А что понятно, он и сам толком не знал. Это были единственные слова, что пришли ему в голову, и отец произнес их вслух, лишь бы достойным образом отреагировать на происшедшее, остановить начавшееся кровоизлияние.

Отец — человек закрытый, сдержанный, можно сказать, скромный. Он не привык распускаться. Таким способом его тело воспротивилось боли, замкнув ее в себе.

Когда пару часов спустя он постучал в мою квартиру, у него был перекошен рот, как если бы подбородок своей тяжестью оттянул его вниз, и веко одного глаза опущено ниже другого.

— Что с тобой?

Он даже не заметил, что его лицо поражено параличом. Пес вошел за ним. Я подвела папу к зеркалу в ванной, он посмотрел на свое отражение, но, казалось, не увидел или, по крайней мере, не обратил на это никакого внимания, только кивнул.

В отличие от него я испугалась, меня ужаснули изуродованное лицо, которое я не узнавала, невнятный голос, застывшее выражение единственного открытого глаза. Необходимо было позвонить врачу, сделать анализы. Может, всего лишь продуло, но ведь мог быть и инсульт.

Он купил мушмулу, и она лежала у него в бумажном пакете, который он держал, не выпуская из рук.

Первые плоды в самом начале весны.

— Где ты достал их?

Мы пошли на кухню, сели за стол.

— Как Пьетро?

— Спит.

Обычно первое, что он делал, придя ко мне, — бежал к нему.

Помыл мушмулу. Взял одну ягоду, вытер салфеткой, потом медленно оторвал черенок. Я смотрела на его руки, вдруг с ними тоже что-нибудь не так. Движения слишком замедленны, но пальцы, кажется, действуют все.

Папа делит мушмулу на две части, медленно вытаскивает ее глянцевую косточку, с выемкой посредине, как в сердце.

Предлагает мне половинку, я ем, глядя на него. Сам подносит оранжевую зернистую мякоть ко рту, но откусить не получается из-за парализованной губы.

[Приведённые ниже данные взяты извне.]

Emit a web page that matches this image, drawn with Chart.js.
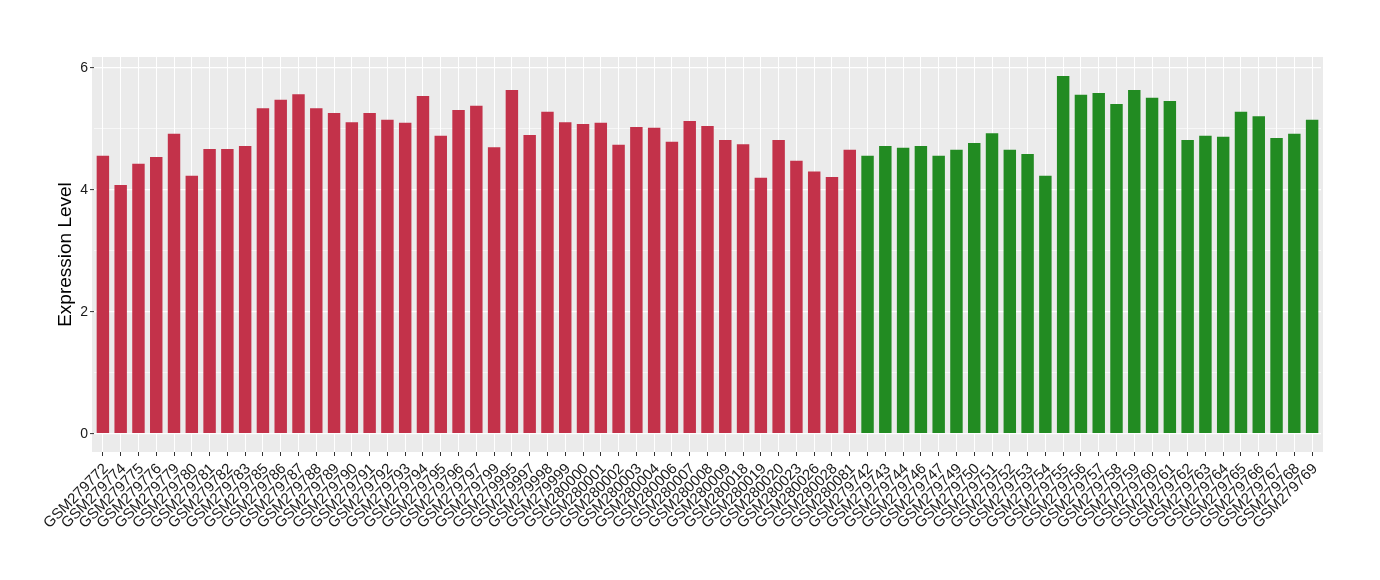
<!DOCTYPE html>
<html>
<head>
<meta charset="utf-8">
<script src="https://cdn.jsdelivr.net/npm/chart.js@4.4.1/dist/chart.umd.min.js"></script>
<style>
  html, body { margin: 0; padding: 0; background: #fff; }
  #wrap { width: 1380px; height: 580px; }
</style>
</head>
<body>
<div id="wrap"><canvas id="chart"></canvas></div>
<script>
// campioni e valori del primo gruppo (rosso)
const redSamples = ['GSM279772', 'GSM279774', 'GSM279775', 'GSM279776', 'GSM279779', 'GSM279780', 'GSM279781', 'GSM279782', 'GSM279783', 'GSM279785',
    'GSM279786', 'GSM279787', 'GSM279788', 'GSM279789', 'GSM279790', 'GSM279791', 'GSM279792', 'GSM279793', 'GSM279794', 'GSM279795',
    'GSM279796', 'GSM279797', 'GSM279799', 'GSM279995', 'GSM279997', 'GSM279998', 'GSM279999', 'GSM280000', 'GSM280001', 'GSM280002',
    'GSM280003', 'GSM280004', 'GSM280006', 'GSM280007', 'GSM280008', 'GSM280009', 'GSM280018', 'GSM280019', 'GSM280020', 'GSM280023',
    'GSM280026', 'GSM280028', 'GSM280081'];
const redValues = [4.56, 4.08, 4.43, 4.54, 4.92, 4.23, 4.67, 4.67, 4.72, 5.34,
    5.48, 5.57, 5.34, 5.26, 5.11, 5.26, 5.15, 5.10, 5.54, 4.89,
    5.31, 5.38, 4.70, 5.64, 4.90, 5.28, 5.11, 5.08, 5.10, 4.74,
    5.03, 5.02, 4.79, 5.13, 5.05, 4.82, 4.75, 4.20, 4.82, 4.48,
    4.30, 4.21, 4.66];

// secondo gruppo (verde)
const greenSamples = ['GSM279742', 'GSM279743', 'GSM279744', 'GSM279746', 'GSM279747', 'GSM279749', 'GSM279750', 'GSM279751', 'GSM279752', 'GSM279753',
    'GSM279754', 'GSM279755', 'GSM279756', 'GSM279757', 'GSM279758', 'GSM279759', 'GSM279760', 'GSM279761', 'GSM279762', 'GSM279763',
    'GSM279764', 'GSM279765', 'GSM279766', 'GSM279767', 'GSM279768', 'GSM279769'];
const greenValues = [4.56, 4.72, 4.69, 4.72, 4.56, 4.66, 4.77, 4.93, 4.66, 4.59,
    4.23, 5.87, 5.56, 5.59, 5.41, 5.64, 5.51, 5.46, 4.82, 4.89,
    4.87, 5.28, 5.21, 4.85, 4.92, 5.15];

const yTicks = [0, 1, 2, 3, 4, 5, 6];
const yLabelled = [0, 2, 4, 6];

const RED = '#C3324A';
const GREEN = '#228B22';

const labels = redSamples.concat(greenSamples);
const values = redValues.concat(greenValues);
const colors = redSamples.map(() => RED).concat(greenSamples.map(() => GREEN));

// sfondo grigio del pannello (stile ggplot)
const panelBg = {
    id: 'panelBg',
    beforeDraw(chart) {
        const { ctx, chartArea: a } = chart;
        ctx.save();
        ctx.fillStyle = '#EBEBEB';
        ctx.fillRect(a.left - 2, a.top, a.right - a.left + 4, a.bottom - a.top);
        ctx.restore();
    }
};

new Chart(document.getElementById('chart'), {
    type: 'bar',
    data: {
        labels: labels,
        datasets: [{
            data: values,
            backgroundColor: colors,
            borderWidth: 0,
            barPercentage: 0.7,
            categoryPercentage: 1
        }]
    },
    options: {
        responsive: true,
        maintainAspectRatio: false,
        animation: false,
        layout: { padding: { top: 57, right: 59, left: 0, bottom: 0 } },
        plugins: { legend: { display: false }, tooltip: { enabled: false } },
        scales: {
            x: {
                type: 'category',
                offset: true,
                grid: {
                    offset: false,
                    color: '#FFFFFF',
                    lineWidth: 1,
                    drawTicks: true,
                    tickColor: '#333333',
                    tickLength: 4,
                    tickWidth: 1
                },
                border: { display: false },
                ticks: {
                    autoSkip: false,
                    minRotation: 45,
                    maxRotation: 45,
                    padding: 4,
                    labelOffset: 3,
                    color: '#1A1A1A',
                    font: { family: 'Liberation Sans, Arial, sans-serif', size: 15 }
                },
                afterFit(scale) { scale.height = 128; }
            },
            y: {
                type: 'linear',
                min: -0.3,
                max: 6.18,
                afterBuildTicks(scale) {
                    scale.ticks = yTicks.map(v => ({ value: v }));
                },
                grid: {
                    color: '#FFFFFF',
                    lineWidth: ctx => (yLabelled.includes(ctx.tick.value) ? 1.2 : 0.6),
                    tickColor: ctx => (yLabelled.includes(ctx.tick.value) ? '#333333' : 'rgba(0,0,0,0)'),
                    tickLength: 4,
                    tickWidth: 1
                },
                border: { display: false },
                ticks: {
                    padding: 2,
                    color: '#1A1A1A',
                    font: { family: 'Liberation Sans, Arial, sans-serif', size: 14 },
                    callback: v => (yLabelled.includes(v) ? String(v) : '')
                },
                title: {
                    display: true,
                    text: 'Expression Level',
                    color: '#000000',
                    font: { family: 'Liberation Sans, Arial, sans-serif', size: 19 },
                    padding: { top: 54, bottom: 0 }
                },
                afterFit(scale) { scale.width = 94; }
            }
        }
    },
    plugins: [panelBg]
});
</script>
</body>
</html>
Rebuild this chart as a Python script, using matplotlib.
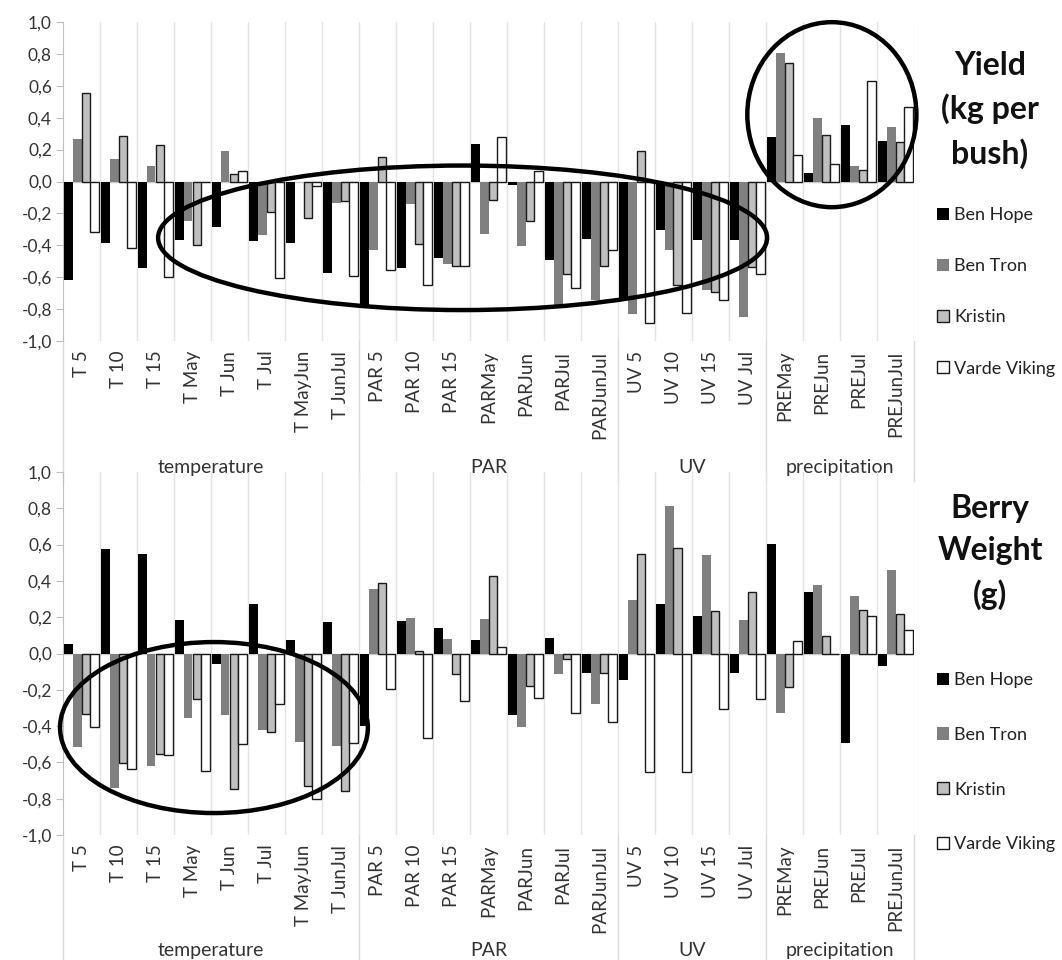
import matplotlib
matplotlib.use("Agg")
import matplotlib.pyplot as plt
from matplotlib.patches import Ellipse
import numpy as np

plt.rcParams['font.family'] = ['Lato', 'DejaVu Sans']

categories = ["T 5", "T 10", "T 15", "T May", "T Jun", "T Jul", "T MayJun", "T JunJul",
              "PAR 5", "PAR 10", "PAR 15", "PARMay", "PARJun", "PARJul", "PARJunJul",
              "UV 5", "UV 10", "UV 15", "UV Jul",
              "PREMay", "PREJun", "PREJul", "PREJunJul"]
group_names = ["temperature", "PAR", "UV", "precipitation"]
group_sizes = [8, 7, 4, 4]
cultivars = ["Ben Hope", "Ben Tron", "Kristin", "Varde Viking"]

# correlation with yield (kg per bush)
yield_ben_hope = [-0.615, -0.383, -0.54, -0.365, -0.285, -0.37, -0.385, -0.573,
                  -0.775, -0.54, -0.48, 0.235, -0.02, -0.49, -0.36,
                  -0.733, -0.306, -0.365, -0.365,
                  0.277, 0.054, 0.354, 0.256]
yield_ben_tron = [0.267, 0.14, 0.10, -0.25, 0.19, -0.333, 0.0, -0.133,
                  -0.43, -0.14, -0.52, -0.33, -0.406, -0.775, -0.745,
                  -0.83, -0.43, -0.68, -0.85,
                  0.804, 0.40, 0.10, 0.34]
yield_kristin = [0.554, 0.283, 0.23, -0.40, 0.044, -0.19, -0.227, -0.12,
                 0.156, -0.39, -0.53, -0.115, -0.248, -0.583, -0.53,
                 0.19, -0.65, -0.69, -0.535,
                 0.74, 0.29, 0.073, 0.246]
yield_varde = [-0.317, -0.42, -0.60, 0.0, 0.065, -0.605, -0.03, -0.594,
               -0.552, -0.646, -0.53, 0.28, 0.065, -0.67, -0.427,
               -0.89, -0.827, -0.74, -0.58,
               0.169, 0.11, 0.627, 0.469]

# correlation with berry weight (g)
berry_ben_hope = [0.051, 0.574, 0.547, 0.187, -0.057, 0.275, 0.077, 0.174,
                  -0.40, 0.178, 0.141, 0.075, -0.34, 0.086, -0.106,
                  -0.147, 0.275, 0.206, -0.11,
                  0.606, 0.34, -0.495, -0.07]
berry_ben_tron = [-0.514, -0.743, -0.62, -0.354, -0.338, -0.422, -0.486, -0.508,
                  0.354, 0.196, 0.08, 0.19, -0.404, -0.114, -0.279,
                  0.294, 0.813, 0.54, 0.187,
                  -0.327, 0.38, 0.317, 0.459]
berry_kristin = [-0.336, -0.605, -0.554, -0.248, -0.749, -0.435, -0.728, -0.758,
                 0.389, 0.013, -0.114, 0.428, -0.18, -0.028, -0.106,
                 0.55, 0.583, 0.233, 0.338,
                 -0.183, 0.097, 0.242, 0.217]
berry_varde = [-0.407, -0.638, -0.561, -0.648, -0.50, -0.28, -0.80, -0.495,
               -0.198, -0.468, -0.26, 0.037, -0.244, -0.33, -0.378,
               -0.651, -0.655, -0.308, -0.248,
               0.068, -0.005, 0.209, 0.128]

face_colors = ["#000000", "#808080", "#bfbfbf", "#ffffff"]
edge_colors = ["none", "none", "#1a1a1a", "#1a1a1a"]

W, H = 1062, 960
fig = plt.figure(figsize=(W / 100, H / 100), dpi=100)


def px_axes(left, top, right, bottom):
    ax = fig.add_axes([left / W, 1 - bottom / H, (right - left) / W, (bottom - top) / H])
    ax.patch.set_visible(False)
    return ax


def draw_panel(ax, series, title, title_y, legend_y, legend_gap, label_y, sep_depth, ellipses):
    n = len(categories)
    x = np.arange(n)
    bw = 0.95 / 4
    handles = []
    for i, vals in enumerate(series):
        b = ax.bar(x - 0.475 + bw * (i + 0.5), vals, bw, color=face_colors[i],
                   edgecolor=edge_colors[i], linewidth=1.0, zorder=3, label=cultivars[i])
        handles.append(b)

    ax.set_xlim(-0.5, n - 0.5)
    ax.set_ylim(-1, 1)
    ticks = np.arange(-1, 1.01, 0.2)
    ax.set_yticks(ticks)
    ax.set_yticklabels([f"{v:.1f}".replace(".", ",").replace("-0,0", "0,0") for v in ticks])
    ax.tick_params(axis='y', length=5, color="#bfbfbf", labelsize=12.5,
                   labelcolor="#333333", pad=3)
    ax.set_xticks(x)
    ax.set_xticklabels(categories, rotation=90)
    ax.tick_params(axis='x', length=0, labelsize=13.5, labelcolor="#333333", pad=7)

    for s in ["top", "right", "bottom"]:
        ax.spines[s].set_visible(False)
    ax.spines["left"].set_color("#bfbfbf")

    for k in range(1, n + 1):
        ax.axvline(k - 0.5, color="#e3e3e3", lw=1, zorder=1)
    ax.axhline(0, color="#c8c8c8", lw=1, zorder=2)

    # multi-level category axis: group separators and names
    tr = ax.get_xaxis_transform()
    start = 0
    edges = [-0.5]
    for name, size in zip(group_names, group_sizes):
        ax.text(start + (size - 1) / 2, label_y, name, transform=tr, ha="center",
                va="center", fontsize=14, color="#333333")
        start += size
        edges.append(start - 0.5)
    for e in edges:
        ax.plot([e, e], [0, sep_depth], transform=tr, color="#d9d9d9", lw=1,
                clip_on=False)

    for (cx, cy, ew, eh) in ellipses:
        ax.add_patch(Ellipse((cx, cy), ew, eh, fill=False, edgecolor="black",
                             lw=3.2, zorder=5, clip_on=False))

    fig.text(990 / W, 1 - title_y / H, title, ha="center", va="center",
             fontsize=23, fontweight="bold", linespacing=1.55, color="#111111")
    fig.legend(handles=handles, loc="upper left",
               bbox_to_anchor=(928 / W, 1 - legend_y / H), frameon=False,
               fontsize=13, handlelength=0.65, handleheight=0.65,
               handletextpad=0.3, labelspacing=legend_gap, borderpad=0,
               labelcolor="#222222")


ax_top = px_axes(63, 22, 914, 341)
draw_panel(ax_top, [yield_ben_hope, yield_ben_tron, yield_kristin, yield_varde],
           "Yield\n(kg per\nbush)", 110, 198, 1.95, -0.395, -0.44,
           [(10.3, -0.353, 16.46, 0.906), (20.28, 0.419, 4.57, 1.16)])

ax_bot = px_axes(63, 472, 914, 835)
draw_panel(ax_bot, [berry_ben_hope, berry_ben_tron, berry_kristin, berry_varde],
           "Berry\nWeight\n(g)", 552, 663, 2.15, -0.317, -0.35,
           [(3.58, -0.408, 8.32, 0.942)])

fig.savefig("out.png", dpi=100, facecolor="white")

У папы спокойное, с правильными чертами лицо, прямой нос, густые волосы; о таком человеке говорят — красивый. Иногда, правда, оно принимает глуповатое выражение, когда папа таращит свои слегка круглые глаза и делает брови домиком или когда нарочно двигает ушами и носом. Он делает это редко, только для того, чтобы рассмешить детей. Его лицо с виду строгое, поэтому резкая смена выражения огорошивает. Когда я была маленькая, моим друзьям безумно нравилось, если папа двигал ушами и бровями.